Sabastian Castellio, a friend of Calvin’s who urged him to repent of his intolerance, made the shocking remark,
“If Christ himself came to Geneva, he would be crucified. For Geneva is not a place of Christian liberty. It is ruled by a new pope [John Calvin], but one who burns men alive while the pope at Rome strangles them first.” 
Castellio also made this remark:
“Can we imagine Christ ordering a man to be burned alive for advocating adult baptism? The Mosaic laws calling for the death of a heretic were superceded by the law of Christ, which is one of mercy not of despotism and terror.” [12a]
6. Calvin believed that Jewish people were impious, dishonest, lacked common sense, were greedy, and should die without pity.
Calvin wrote, “I have had much conversation with many Jews: I have never seen either a drop of piety or a grain of truth or ingenuousness – nay, I have never found common sense in any Jew.” 
Calvin is also quoted as calling Jews “profane dogs” who “under the pretext of prophecy, stupidly devour all the riches of the earth with their unrestrained cupidity.” 
He also stated that “their rotten and unbending stiffneckedness deserves that they be oppressed unendingly and without measure or end and that they die in their misery without the pity of anyone.” 
7. Calvin believed that God did not create all humans on equal terms, but created some individuals for eternal damnation.

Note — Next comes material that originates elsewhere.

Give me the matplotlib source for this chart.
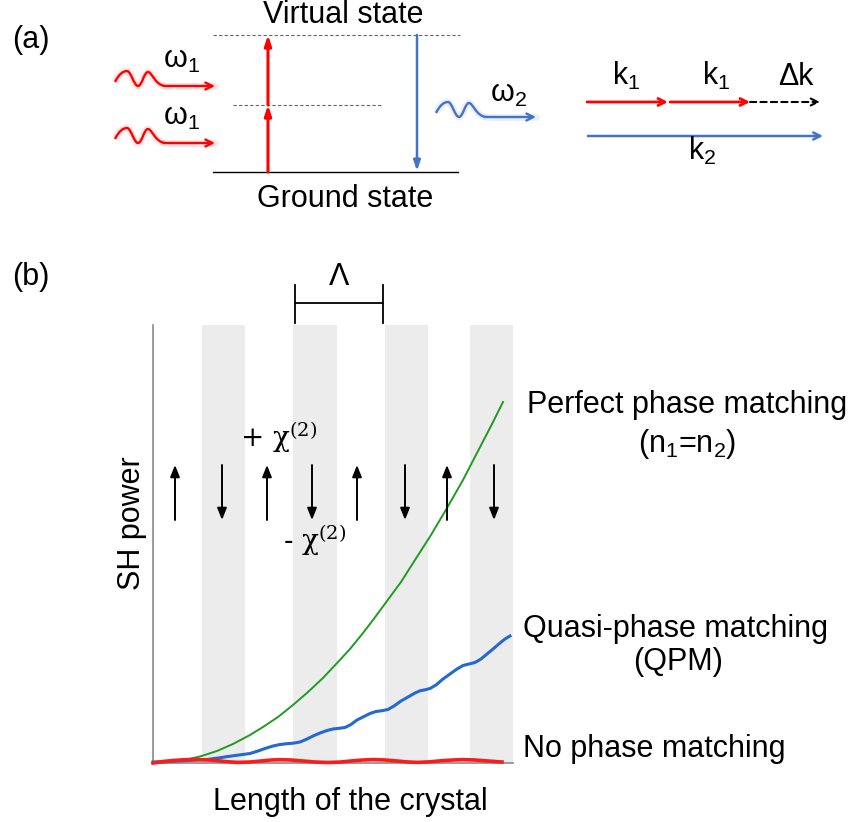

This idea is known as “double predestination.” According to this view, God predestines some to salvation and others to destruction. While this idea will not be shocking to some Christians, particularly Calvinists, the idea that God would knowing create some individuals so as to destroy them eternally in the end is shocking to many believers.
According to Calvin, “The predestination by which God adopts some to the hope of life, and adjudges others to eternal death, no man who would be thought pious ventures simply to deny . . . By predestination we mean the eternal decree of God, by which he determined with himself whatever he wished to happen with regard to every man. All are not created on equal terms, but some are preordained to eternal life, others to eternal damnation; and, accordingly, as each has been created for one or other of these ends, we say that he has been predestinated to life or to death.” 
Chapter 21 of Book III of John Calvin’s Institutes of the Christian Religion is called “Of the eternal election, by which God has predestinated some to salvation, and others to destruction.”